Effect of low-intensity pulsed ultrasound on biocompatibility and cellular uptake of chitosan-TPP nanoparticles

TL;DR

This study investigates how low-intensity pulsed ultrasound influences the biocompatibility and cellular uptake of chitosan-TPP nanoparticles in pre-osteoblast cells, highlighting potential for enhanced drug delivery.

Contribution

It demonstrates that ultrasound can improve nanoparticle uptake and protect cell viability, providing new insights into ultrasound-assisted nanomedicine applications.

Findings

Ultrasound at 2 W/cm2 increases nanoparticle uptake.
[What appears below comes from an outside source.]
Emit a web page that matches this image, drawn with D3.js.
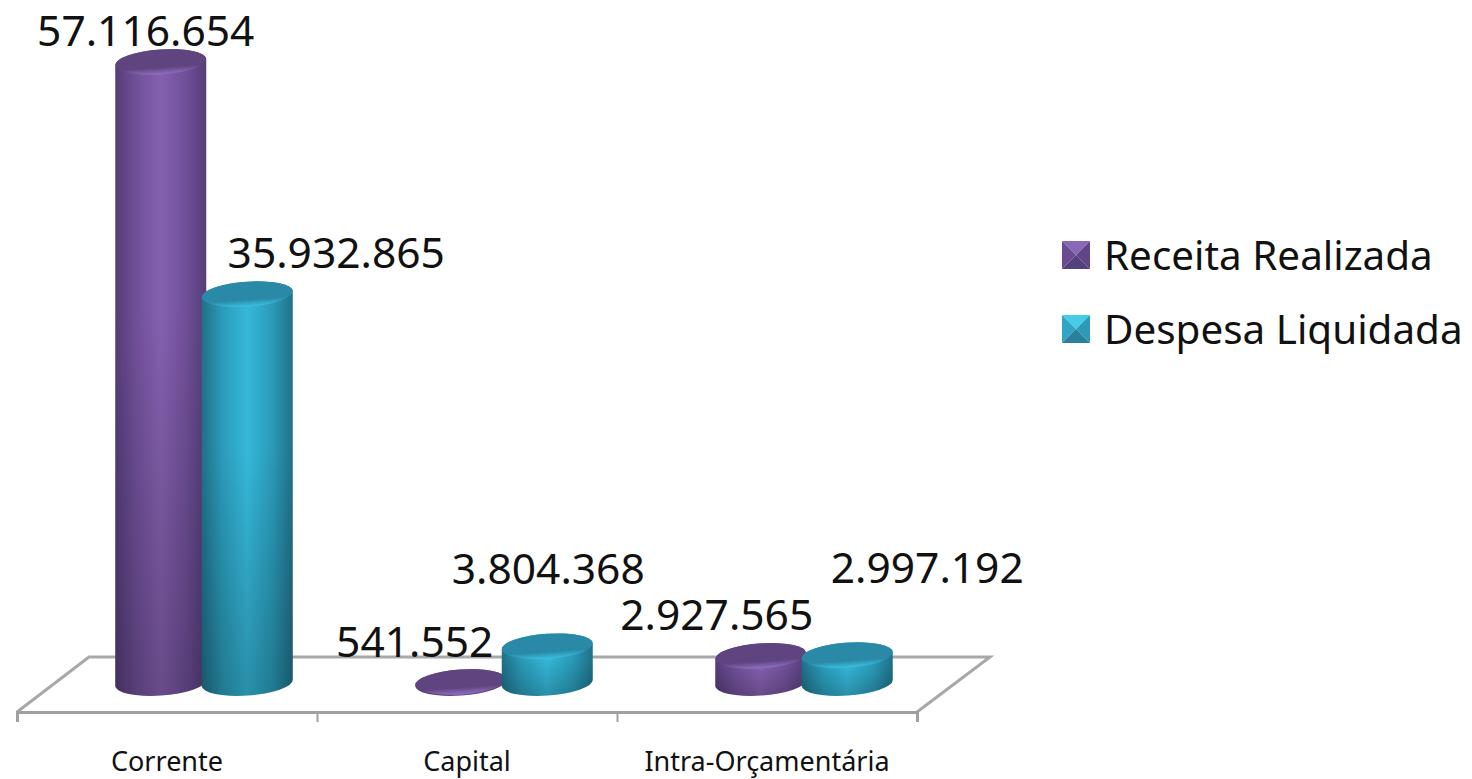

CNPs prevent cell viability loss under stress.

Ultrasound enhances membrane association of nanoparticles.

Abstract

Using low molecular weight chitosan nanoparticles (CNPs) prepared by an ionic gelation method, we report the effect of low-intensity pulsed ultrasound (US) on cell viability and nanoparticle uptake in cultured murine pre-osteoblasts. Particle size and zeta potential are measured using Dynamic Light Scattering (DLS), and cell viability is evaluated using the MTS assay. Results show that 30 min delivery of CNPs at 0.5 mg/mL is able to prevent loss of cell viability due to either serum starvation or subsequent exposure to US (1 W/cm2 or 2 W/cm2, up to 1 min). Additionally, flow cytometry data suggest that there is a close association between cellular membrane integrity and the presence of CNPs when US at 2 W/cm2 is administered.